• EXERCISE DIRECTIONS: Lines with "Rebuild this chart" and "line_y = [1, 25]" mark the range, both included. Reproduce exactly that stretch, without pictures.

• TASK DATA:
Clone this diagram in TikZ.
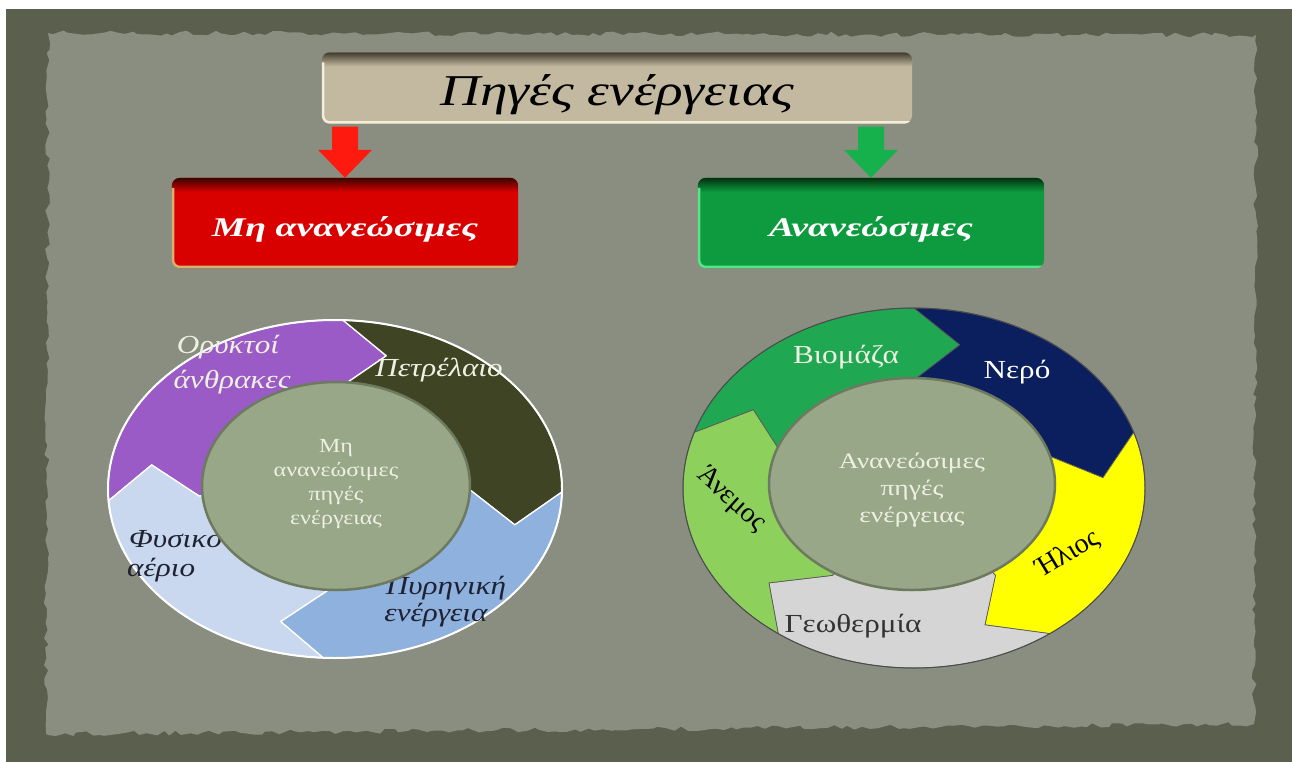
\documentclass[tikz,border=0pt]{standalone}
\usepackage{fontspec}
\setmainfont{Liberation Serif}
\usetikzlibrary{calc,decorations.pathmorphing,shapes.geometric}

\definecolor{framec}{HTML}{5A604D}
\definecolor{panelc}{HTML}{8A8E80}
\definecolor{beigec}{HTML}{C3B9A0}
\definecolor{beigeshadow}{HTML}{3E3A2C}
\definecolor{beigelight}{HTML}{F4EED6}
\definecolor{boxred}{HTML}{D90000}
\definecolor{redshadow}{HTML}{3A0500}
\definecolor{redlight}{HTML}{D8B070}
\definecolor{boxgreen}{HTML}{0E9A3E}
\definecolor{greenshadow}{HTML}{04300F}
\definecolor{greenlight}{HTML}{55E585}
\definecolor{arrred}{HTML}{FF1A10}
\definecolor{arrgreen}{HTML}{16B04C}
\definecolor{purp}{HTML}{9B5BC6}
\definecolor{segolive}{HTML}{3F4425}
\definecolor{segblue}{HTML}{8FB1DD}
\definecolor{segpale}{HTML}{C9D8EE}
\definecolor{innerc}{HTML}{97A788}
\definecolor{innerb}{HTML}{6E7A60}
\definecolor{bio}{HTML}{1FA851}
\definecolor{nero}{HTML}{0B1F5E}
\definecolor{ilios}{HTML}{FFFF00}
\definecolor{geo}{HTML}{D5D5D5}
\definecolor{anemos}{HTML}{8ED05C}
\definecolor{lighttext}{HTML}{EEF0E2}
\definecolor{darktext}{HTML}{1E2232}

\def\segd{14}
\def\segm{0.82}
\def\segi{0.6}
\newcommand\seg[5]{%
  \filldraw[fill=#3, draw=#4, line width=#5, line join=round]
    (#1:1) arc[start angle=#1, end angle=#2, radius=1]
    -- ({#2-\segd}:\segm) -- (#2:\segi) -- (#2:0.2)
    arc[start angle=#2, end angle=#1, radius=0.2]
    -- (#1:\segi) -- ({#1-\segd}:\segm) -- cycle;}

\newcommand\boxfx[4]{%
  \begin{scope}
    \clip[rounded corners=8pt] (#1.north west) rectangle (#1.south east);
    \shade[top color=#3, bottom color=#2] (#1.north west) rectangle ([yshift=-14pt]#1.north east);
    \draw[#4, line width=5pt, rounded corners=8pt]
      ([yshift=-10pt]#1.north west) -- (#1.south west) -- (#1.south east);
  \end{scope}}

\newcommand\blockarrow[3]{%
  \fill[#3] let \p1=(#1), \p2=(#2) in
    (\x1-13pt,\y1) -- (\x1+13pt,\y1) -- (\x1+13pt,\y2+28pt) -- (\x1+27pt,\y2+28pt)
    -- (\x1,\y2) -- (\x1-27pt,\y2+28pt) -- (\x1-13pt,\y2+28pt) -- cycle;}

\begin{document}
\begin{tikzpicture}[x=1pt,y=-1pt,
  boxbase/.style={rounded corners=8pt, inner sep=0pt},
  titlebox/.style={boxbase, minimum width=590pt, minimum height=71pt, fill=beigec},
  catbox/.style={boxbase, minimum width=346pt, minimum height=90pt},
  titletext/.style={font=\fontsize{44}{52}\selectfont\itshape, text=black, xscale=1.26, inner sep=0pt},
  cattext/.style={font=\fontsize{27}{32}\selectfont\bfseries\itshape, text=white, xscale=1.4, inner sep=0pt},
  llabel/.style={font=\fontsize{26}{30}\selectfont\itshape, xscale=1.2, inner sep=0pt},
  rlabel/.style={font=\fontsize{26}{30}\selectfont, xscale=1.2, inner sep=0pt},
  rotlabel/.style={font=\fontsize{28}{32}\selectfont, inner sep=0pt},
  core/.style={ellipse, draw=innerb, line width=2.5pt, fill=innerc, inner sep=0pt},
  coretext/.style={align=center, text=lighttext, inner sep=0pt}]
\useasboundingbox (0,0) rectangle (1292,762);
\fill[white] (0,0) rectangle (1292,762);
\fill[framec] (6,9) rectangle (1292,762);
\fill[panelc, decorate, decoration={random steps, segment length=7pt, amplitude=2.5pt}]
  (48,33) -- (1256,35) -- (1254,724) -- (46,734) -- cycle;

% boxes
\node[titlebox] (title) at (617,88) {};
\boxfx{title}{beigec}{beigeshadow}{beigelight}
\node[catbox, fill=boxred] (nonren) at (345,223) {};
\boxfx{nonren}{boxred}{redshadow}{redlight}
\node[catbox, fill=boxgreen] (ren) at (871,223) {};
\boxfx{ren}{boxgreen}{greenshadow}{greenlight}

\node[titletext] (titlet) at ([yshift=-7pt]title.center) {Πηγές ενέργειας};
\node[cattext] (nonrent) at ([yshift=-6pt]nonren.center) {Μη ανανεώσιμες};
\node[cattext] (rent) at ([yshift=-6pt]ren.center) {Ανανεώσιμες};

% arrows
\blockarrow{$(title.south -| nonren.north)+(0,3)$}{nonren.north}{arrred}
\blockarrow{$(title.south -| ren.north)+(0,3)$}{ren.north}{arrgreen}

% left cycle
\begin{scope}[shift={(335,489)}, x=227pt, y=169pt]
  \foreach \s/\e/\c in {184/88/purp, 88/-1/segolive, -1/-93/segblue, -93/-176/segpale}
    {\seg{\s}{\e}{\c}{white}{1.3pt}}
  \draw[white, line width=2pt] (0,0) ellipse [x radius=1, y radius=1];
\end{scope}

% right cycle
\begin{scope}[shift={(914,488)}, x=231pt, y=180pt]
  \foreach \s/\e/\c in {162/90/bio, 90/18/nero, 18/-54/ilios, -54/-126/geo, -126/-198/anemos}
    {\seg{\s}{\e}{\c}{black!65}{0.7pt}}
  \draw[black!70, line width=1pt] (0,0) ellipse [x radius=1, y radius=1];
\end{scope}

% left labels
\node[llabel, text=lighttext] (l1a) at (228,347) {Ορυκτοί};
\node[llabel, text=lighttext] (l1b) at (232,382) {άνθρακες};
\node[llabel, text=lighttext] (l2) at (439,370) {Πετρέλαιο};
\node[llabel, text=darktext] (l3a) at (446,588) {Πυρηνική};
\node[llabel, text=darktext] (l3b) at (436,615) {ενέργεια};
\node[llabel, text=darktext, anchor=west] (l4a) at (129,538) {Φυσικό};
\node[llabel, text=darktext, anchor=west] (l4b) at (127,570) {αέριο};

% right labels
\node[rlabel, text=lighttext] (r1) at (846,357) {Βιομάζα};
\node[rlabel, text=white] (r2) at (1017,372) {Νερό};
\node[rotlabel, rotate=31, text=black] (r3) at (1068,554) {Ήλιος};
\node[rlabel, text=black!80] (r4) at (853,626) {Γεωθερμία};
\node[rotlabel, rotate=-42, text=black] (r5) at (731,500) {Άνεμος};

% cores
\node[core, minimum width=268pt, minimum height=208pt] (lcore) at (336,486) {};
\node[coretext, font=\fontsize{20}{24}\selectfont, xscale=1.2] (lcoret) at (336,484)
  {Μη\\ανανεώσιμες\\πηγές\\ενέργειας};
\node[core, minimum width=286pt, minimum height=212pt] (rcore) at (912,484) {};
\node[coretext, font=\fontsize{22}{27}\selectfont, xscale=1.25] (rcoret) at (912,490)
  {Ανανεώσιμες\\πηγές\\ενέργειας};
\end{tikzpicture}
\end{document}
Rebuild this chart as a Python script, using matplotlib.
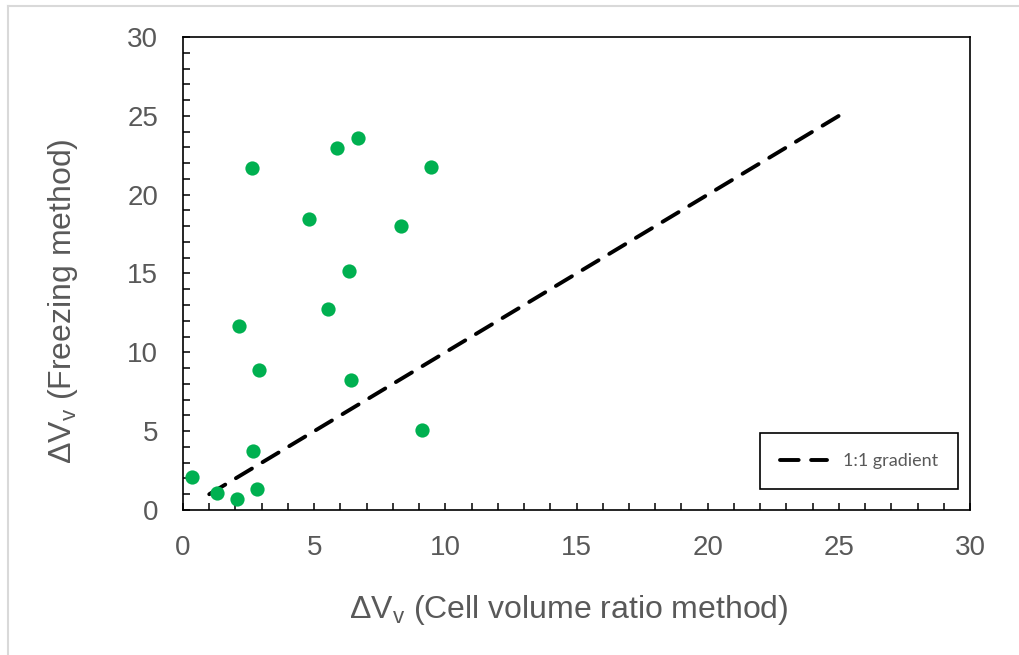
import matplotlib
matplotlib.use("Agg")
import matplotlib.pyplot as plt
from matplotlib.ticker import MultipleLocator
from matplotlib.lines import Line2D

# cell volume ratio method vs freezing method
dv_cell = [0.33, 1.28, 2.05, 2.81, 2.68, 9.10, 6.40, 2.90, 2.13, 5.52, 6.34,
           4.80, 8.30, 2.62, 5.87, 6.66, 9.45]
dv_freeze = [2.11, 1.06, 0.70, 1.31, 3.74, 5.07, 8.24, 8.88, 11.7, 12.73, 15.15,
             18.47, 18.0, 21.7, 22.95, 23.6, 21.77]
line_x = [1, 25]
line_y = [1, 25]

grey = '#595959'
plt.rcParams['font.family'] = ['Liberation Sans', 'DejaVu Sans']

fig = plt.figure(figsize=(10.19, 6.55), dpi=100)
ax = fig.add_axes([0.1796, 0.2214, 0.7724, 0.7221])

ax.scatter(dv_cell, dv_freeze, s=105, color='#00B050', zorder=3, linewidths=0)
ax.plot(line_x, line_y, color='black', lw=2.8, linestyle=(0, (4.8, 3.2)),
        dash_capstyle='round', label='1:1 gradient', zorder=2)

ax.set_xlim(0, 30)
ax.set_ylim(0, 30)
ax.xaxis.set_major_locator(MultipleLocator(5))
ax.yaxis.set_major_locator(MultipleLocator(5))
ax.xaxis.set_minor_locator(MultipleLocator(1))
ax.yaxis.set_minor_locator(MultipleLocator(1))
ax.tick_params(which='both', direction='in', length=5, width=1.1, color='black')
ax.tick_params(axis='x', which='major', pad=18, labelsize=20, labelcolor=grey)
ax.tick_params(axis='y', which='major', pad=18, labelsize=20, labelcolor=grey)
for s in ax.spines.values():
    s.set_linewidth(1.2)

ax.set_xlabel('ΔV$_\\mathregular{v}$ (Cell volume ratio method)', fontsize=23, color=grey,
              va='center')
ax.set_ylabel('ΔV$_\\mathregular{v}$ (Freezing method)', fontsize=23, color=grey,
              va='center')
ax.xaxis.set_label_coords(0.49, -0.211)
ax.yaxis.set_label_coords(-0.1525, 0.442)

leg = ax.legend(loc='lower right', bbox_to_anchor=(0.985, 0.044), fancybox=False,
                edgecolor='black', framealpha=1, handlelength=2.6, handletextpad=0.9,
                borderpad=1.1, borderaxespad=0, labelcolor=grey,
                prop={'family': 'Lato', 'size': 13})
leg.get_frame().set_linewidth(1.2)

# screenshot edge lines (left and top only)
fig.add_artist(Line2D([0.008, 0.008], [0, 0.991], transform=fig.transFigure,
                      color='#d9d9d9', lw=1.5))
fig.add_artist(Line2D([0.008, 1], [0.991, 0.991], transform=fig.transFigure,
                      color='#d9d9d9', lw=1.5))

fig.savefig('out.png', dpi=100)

• THE COMPLETED TASK:
Rebuild this chart as a Python script, using matplotlib.
import matplotlib
matplotlib.use("Agg")
import matplotlib.pyplot as plt
from matplotlib.ticker import MultipleLocator
from matplotlib.lines import Line2D

# cell volume ratio method vs freezing method
dv_cell = [0.33, 1.28, 2.05, 2.81, 2.68, 9.10, 6.40, 2.90, 2.13, 5.52, 6.34,
           4.80, 8.30, 2.62, 5.87, 6.66, 9.45]
dv_freeze = [2.11, 1.06, 0.70, 1.31, 3.74, 5.07, 8.24, 8.88, 11.7, 12.73, 15.15,
             18.47, 18.0, 21.7, 22.95, 23.6, 21.77]
line_x = [1, 25]
line_y = [1, 25]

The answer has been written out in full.